Cada vez que participamos en la Eucaristía somos invitados a comer el Cuerpo de Cristo y a beber su Sangre, que son para nosotros ‘alimento del pueblo peregrino’, el pan que sostiene a cuantos peregrinamos en este mundo. El mismo Cristo lo anunció así: “Si no coméis mi sangre y no bebéis mi sangre no tenéis vida en Vosotros; el que come mi carne y bebe mi sangre tiene vida eterna” (Jn 6, 54-55).
La adoración de Cristo Sacramentado debe conducir siempre a la comunión sacramental o, al menos, espiritual. Si Cristo, a través de la comunión, es el que vive en nosotros, démonos cuenta de las consecuencias que ello conlleva. Cristo en nosotros es el que debe seguir actuando. Como Él tendremos que hacer la voluntad de Dios, dar la vida por los demás, perdonar, acercarnos a los alejados, hacer el bien a manos llenas.
Adorar la Eucaristía, identificarnos con Cristo por la comunión, dejar que Cristo Eucaristía viva en nosotros nos acarreará, por fuerza, sinsabores, burlas, sonrisas despectivas. Pero el Señor nos ha dicho: “si uno se pone de mi parte ante los hombres, yo también me pondré de su parte ante mi Padre del cielo. Y si uno me niega ante los hombres, yo también le negaré ante mi Padre del cielo” (Mt 10, 33).
Ante Jesús Sacramentado oramos en esta noche, hermanos, por todos vosotros, adoradores, y por la oración nocturna española, por su vitalidad y por la savia de nuevos y jóvenes adoradores.

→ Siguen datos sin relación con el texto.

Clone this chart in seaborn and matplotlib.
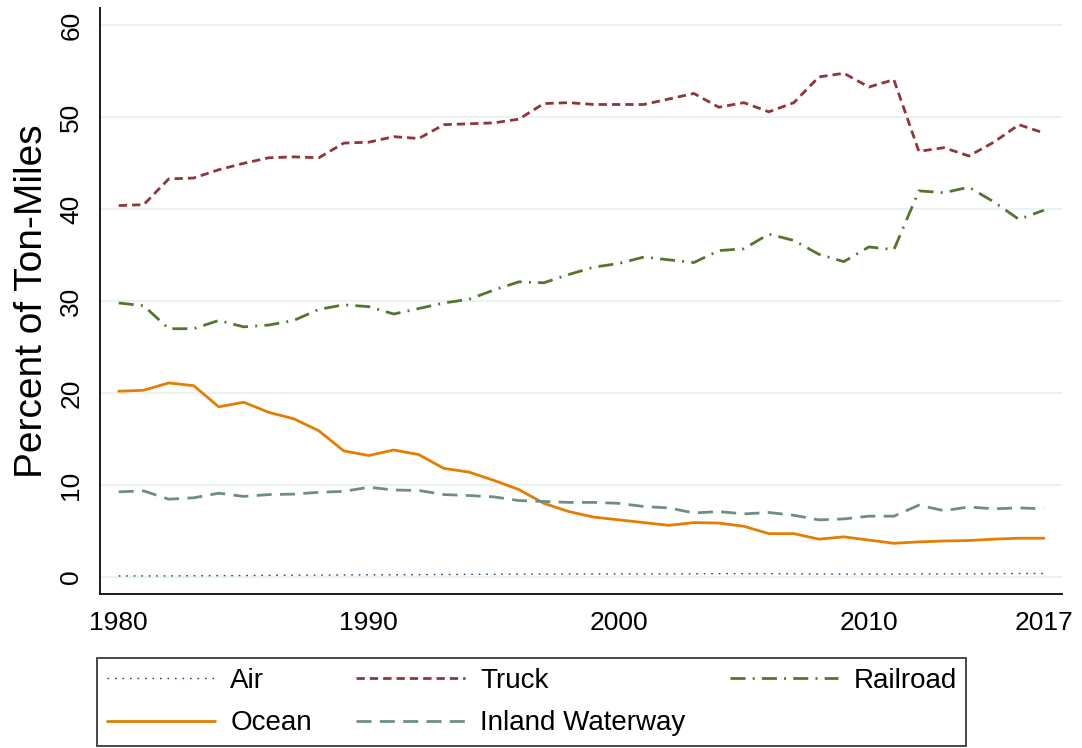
import numpy as np
import pandas as pd
import matplotlib
matplotlib.use('Agg')
import matplotlib.pyplot as plt
import seaborn as sns

years = list(range(1980, 2018))

air = [0.10, 0.10, 0.10, 0.12, 0.13, 0.14, 0.16, 0.18, 0.19, 0.20,
       0.22, 0.22, 0.24, 0.25, 0.27, 0.28, 0.29, 0.30, 0.30, 0.31,
       0.32, 0.31, 0.32, 0.33, 0.35, 0.34, 0.34, 0.33, 0.30, 0.29,
       0.30, 0.29, 0.31, 0.32, 0.33, 0.34, 0.36, 0.37]
truck = [40.4, 40.5, 43.3, 43.4, 44.3, 45.0, 45.6, 45.7, 45.6, 47.2,
         47.3, 47.9, 47.7, 49.2, 49.3, 49.4, 49.8, 51.5, 51.6, 51.4,
         51.4, 51.4, 52.0, 52.6, 51.1, 51.6, 50.6, 51.6, 54.4, 54.8,
         53.3, 54.1, 46.3, 46.7, 45.8, 47.3, 49.2, 48.3]
railroad = [29.8, 29.5, 27.0, 27.0, 27.9, 27.2, 27.4, 27.9, 29.1, 29.6,
            29.4, 28.6, 29.2, 29.8, 30.2, 31.2, 32.1, 32.0, 32.9, 33.7,
            34.1, 34.8, 34.5, 34.2, 35.5, 35.7, 37.3, 36.6, 35.1, 34.3,
            35.9, 35.6, 42.0, 41.8, 42.4, 40.8, 38.9, 39.9]
ocean = [20.2, 20.3, 21.1, 20.8, 18.5, 19.0, 17.9, 17.2, 15.9, 13.7,
         13.2, 13.8, 13.3, 11.8, 11.4, 10.5, 9.5, 8.0, 7.1, 6.5,
         6.2, 5.9, 5.6, 5.9, 5.85, 5.5, 4.7, 4.7, 4.1, 4.35,
         4.0, 3.65, 3.8, 3.9, 3.95, 4.1, 4.2, 4.2]
inland = [9.25, 9.35, 8.45, 8.6, 9.1, 8.75, 8.95, 9.0, 9.2, 9.3,
          9.75, 9.45, 9.4, 8.95, 8.85, 8.7, 8.3, 8.2, 8.1, 8.1,
          8.0, 7.65, 7.5, 6.95, 7.1, 6.85, 7.0, 6.7, 6.2, 6.3,
          6.6, 6.6, 7.8, 7.2, 7.6, 7.4, 7.5, 7.4]

modes = ['Air', 'Truck', 'Railroad', 'Ocean', 'Inland Waterway']
series = [air, truck, railroad, ocean, inland]

df = pd.DataFrame({
    'year': years * len(modes),
    'share': np.concatenate(series),
    'mode': np.repeat(modes, len(years)),
})

colors = {'Air': '#1a476f', 'Truck': '#90353b', 'Railroad': '#55752f',
          'Ocean': '#e37e00', 'Inland Waterway': '#6e8e84'}
styles = {'Air': (0, (1.2, 4.2)), 'Truck': (0, (3.0, 1.8)),
          'Railroad': (0, (5.4, 2.6, 0.7, 2.6)), 'Ocean': '-',
          'Inland Waterway': (0, (5.4, 3.0))}
widths = {'Air': 1.0, 'Truck': 2.0, 'Railroad': 2.0, 'Ocean': 2.0,
          'Inland Waterway': 2.0}

sns.set_style('white')
plt.rcParams['font.family'] = ['Liberation Sans', 'DejaVu Sans']
plt.rcParams['text.color'] = 'black'
plt.rcParams['axes.labelcolor'] = 'black'
plt.rcParams['xtick.color'] = 'black'
plt.rcParams['ytick.color'] = 'black'

fig = plt.figure(figsize=(10.82, 7.48), dpi=100)
ax = fig.add_axes([0.0924, 0.2055, 0.9812 - 0.0924, 0.9893 - 0.2055])

for m in modes:
    sns.lineplot(data=df[df['mode'] == m], x='year', y='share', ax=ax,
                 color=colors[m], linestyle=styles[m], lw=widths[m],
                 label=m, legend=False)

ax.set_xlim(1979.25, 2017.71)
ax.set_ylim(-1.9, 61.9)
ax.set_xticks([1980, 1990, 2000, 2010, 2017])
ax.set_yticks([0, 10, 20, 30, 40, 50, 60])
ax.yaxis.grid(True, color='#eaf2f3', lw=1.6)
ax.xaxis.grid(False)
ax.set_axisbelow(True)
for s in ['top', 'right']:
    ax.spines[s].set_visible(False)
for s in ['left', 'bottom']:
    ax.spines[s].set_color('#1a1a1a')
    ax.spines[s].set_linewidth(1.4)
ax.tick_params(axis='both', which='major', direction='out', length=7,
               width=1.3, color='#1a1a1a', labelsize=19, pad=5)
ax.tick_params(axis='y', labelrotation=90)
for t in ax.get_yticklabels():
    t.set_va('center')
ax.set_xlabel('')
ax.set_ylabel('Percent of Ton-Miles', fontsize=28, labelpad=7)

handles, labels = ax.get_legend_handles_labels()
lookup = dict(zip(labels, handles))
order = ['Air', 'Ocean', 'Truck', 'Inland Waterway', 'Railroad']
leg = fig.legend([lookup[k] for k in order], order, loc='upper left',
                 bbox_to_anchor=(97 / 1082, 90 / 748), ncol=3, fontsize=20,
                 frameon=True, fancybox=False, edgecolor='#1a1a1a',
                 handlelength=3.9, handletextpad=0.55, columnspacing=1.6,
                 borderpad=0.35, labelspacing=0.6, borderaxespad=0)
leg.get_frame().set_linewidth(1.4)

fig.savefig('out.png', dpi=100)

Pedimos también por los sacerdotes, por los religiosos y religiosas, por los monjes y monjas de clausura, por los consagrados en medio del mundo, por los seminaristas y por el aumento de vocaciones al sacerdocio. Oramos por los niños, los jóvenes y las familias, para que encuentren en Cristo, el Camino, la Verdad y la Vida; por los gobernantes en su ardua tarea de contribuir a la construcción de la ‘civilización del amor’, basada en la justicia, la verdad y la paz.
La Virgen María, la Madre de Jesús, peregrina de la fe, signo de esperanza y del consuelo del pueblo peregrino, nos ha dado a Cristo, Pan verdadero. Que Ella nos ayude a descubrir la riqueza de este sacramento, a adorarlo con humildad de corazón y, recibiéndolo con frecuencia, a hacer presente a Cristo en medio del mundo con nuestras obras y palabras. Amén.